THE EXERCISE >>
From the first line of the data below through the line bearing "const funded = [null, 4, 5, 9, 3, 15];", reproduce each line exactly; do not include pictures.
** begin ROWS **
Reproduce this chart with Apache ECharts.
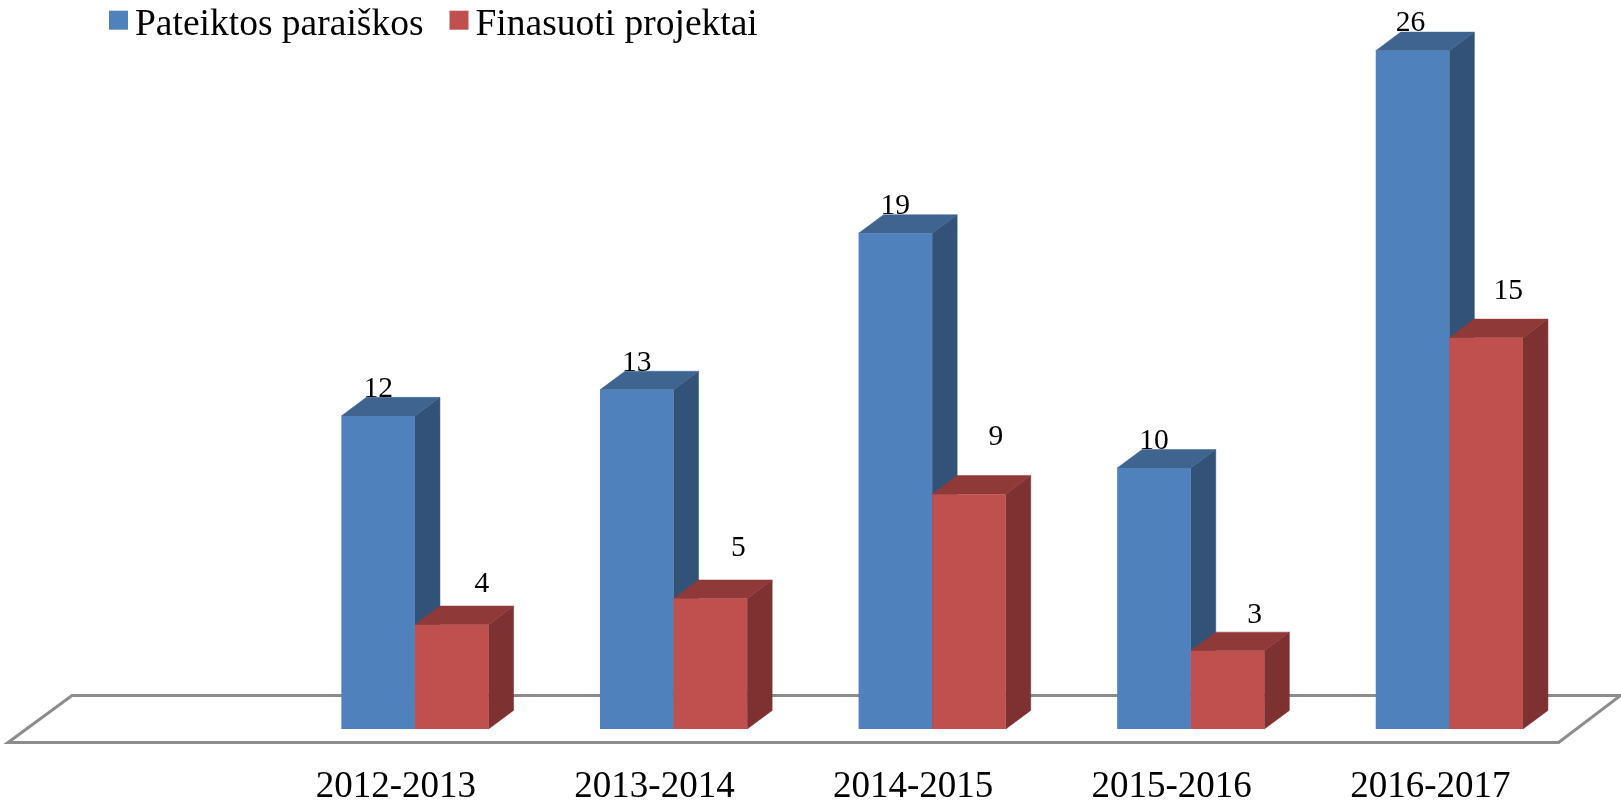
<!DOCTYPE html>
<html><head><meta charset="utf-8">
<style>html,body{margin:0;padding:0;background:#fff}#c{width:1621px;height:803px}</style>
<script src="https://cdn.jsdelivr.net/npm/echarts@6/dist/echarts.min.js"></script>
</head><body><div id="c"></div>
<script>
const categories = ['', '2012-2013', '2013-2014', '2014-2015', '2015-2016', '2016-2017'];
const seriesNames = ['Pateiktos paraiškos', 'Finasuoti projektai'];
const submitted = [null, 12, 13, 19, 10, 26];
const funded = [null, 4, 5, 9, 3, 15];

const FONT = '"Liberation Serif","Times New Roman",serif';
const DEPTH_X = 25, DEPTH_Y = 18.6;
const BAR_FRAC = 0.2846, SHIFT_FRAC = 0.0737;
const looks = [
  {front:'#4f81bd', side:'#325277', top:'#3e6490'},
  {front:'#c0504d', side:'#7d3231', top:'#8f3a38'}
];
// hand placed value labels in the source chart: [dx, dy] from the top-centre of the front face
const labelNudge = [
  [[0,-27],[0,-27],[0,-27],[0,-27],[0,-27],[-2,-27]],
  [[0,0],[30,-40],[28,-50],[27,-57],[27,-35],[22,-46]]
];

function barRender(si){
  return function(params, api){
    const cat = api.value(0), val = api.value(1);
    const catW = api.size([1,0])[0];
    const w = catW * BAR_FRAC;
    const c = api.coord([cat, val]);
    const base = api.coord([cat, 0]);
    const groupLeft = c[0] + catW*SHIFT_FRAC - w;
    const x0 = groupLeft + si*w, x1 = x0 + w, yT = c[1], yB = base[1];
    const L = looks[si], n = labelNudge[si][cat];
    const poly = (pts, fill) => ({type:'polygon', shape:{points:pts}, style:{fill, stroke:fill, lineWidth:0.5}});
    return {type:'group', children:[
      poly([[x1,yT],[x1+DEPTH_X,yT-DEPTH_Y],[x1+DEPTH_X,yB-DEPTH_Y],[x1,yB]], L.side),
      poly([[x0,yT],[x0+DEPTH_X,yT-DEPTH_Y],[x1+DEPTH_X,yT-DEPTH_Y],[x1,yT]], L.top),
      {type:'rect', shape:{x:x0,y:yT,width:w,height:yB-yT}, style:{fill:L.front}},
      {type:'text', style:{x:(x0+x1)/2+n[0], y:yT+n[1], text:String(val), fill:'#000', font:'29.5px '+FONT, textAlign:'center', textVerticalAlign:'middle'}}
    ]};
  };
}
function floorRender(params, api){
  const r = params.coordSys;
  const base = api.coord([0,0])[1];
  const fy = base + 13.5, by = base - 33.5;
  const pts = [[r.x, fy],[r.x+r.width-1, fy],[r.x+r.width+61, by],[r.x+64, by]];
  return {type:'polygon', shape:{points:pts}, style:{fill:'#fff', stroke:'#8c8c8c', lineWidth:3}, silent:true};
}
const toData = arr => arr.map((v,i)=>[i,v]).filter(d=>d[1]!==null);
const chart = echarts.init(document.getElementById('c'), null, {renderer:'canvas'});
chart.setOption({
  animation:false,
  backgroundColor:'#fff',
  grid:{left:8, top:50.7, width:1551.6, height:678.3, outerBoundsMode:'none'},
  legend:{
    data:seriesNames, left:104, top:1.2, itemWidth:19, itemHeight:19, itemGap:26,
    icon:'rect', selectedMode:false,
    formatter:n=>'{a|'+n+'}',
    textStyle:{fontFamily:FONT, fontSize:37.5, color:'#000', rich:{a:{fontFamily:FONT, fontSize:37.5, color:'#000', padding:[10,0,0,2]}}}
  },
  xAxis:{type:'category', data:categories,
    axisLine:{show:false}, axisTick:{show:false}, splitLine:{show:false},
    axisLabel:{interval:0, margin:40, fontFamily:FONT, fontSize:37, color:'#000', hideOverlap:false}},
  yAxis:{type:'value', min:0, max:26, show:false},
  series:[
    {type:'custom', name:'floor', data:[[0,0]], renderItem:floorRender, clip:false, z:1, silent:true},
    {type:'custom', name:seriesNames[0], data:toData(submitted), renderItem:barRender(0), clip:false, z:2, itemStyle:{color:looks[0].front}, encode:{x:0,y:1}},
    {type:'custom', name:seriesNames[1], data:toData(funded), renderItem:barRender(1), clip:false, z:3, itemStyle:{color:looks[1].front}, encode:{x:0,y:1}}
  ]
});
</script></body></html>
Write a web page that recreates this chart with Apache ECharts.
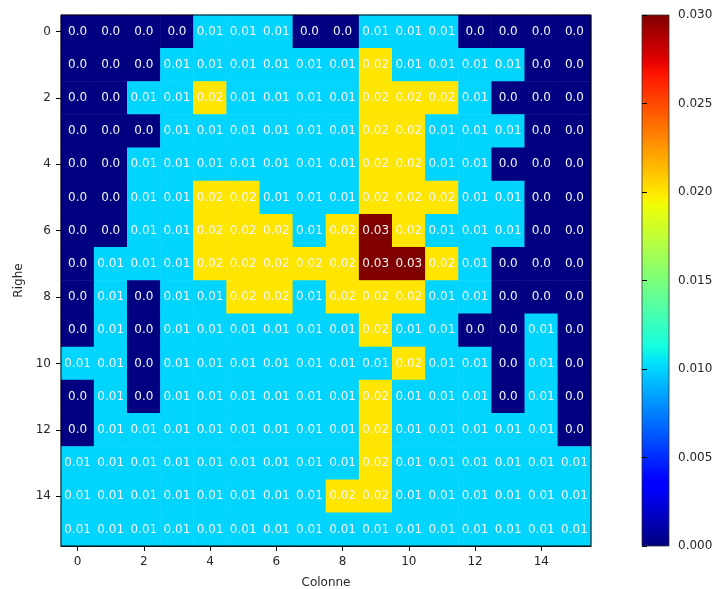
** end ROWS **
COMPLETE RESPONSE >>
Reproduce this chart with Apache ECharts.
<!DOCTYPE html>
<html><head><meta charset="utf-8">
<style>html,body{margin:0;padding:0;background:#fff}#c{width:1621px;height:803px}</style>
<script src="https://cdn.jsdelivr.net/npm/echarts@6/dist/echarts.min.js"></script>
</head><body><div id="c"></div>
<script>
const categories = ['', '2012-2013', '2013-2014', '2014-2015', '2015-2016', '2016-2017'];
const seriesNames = ['Pateiktos paraiškos', 'Finasuoti projektai'];
const submitted = [null, 12, 13, 19, 10, 26];
const funded = [null, 4, 5, 9, 3, 15];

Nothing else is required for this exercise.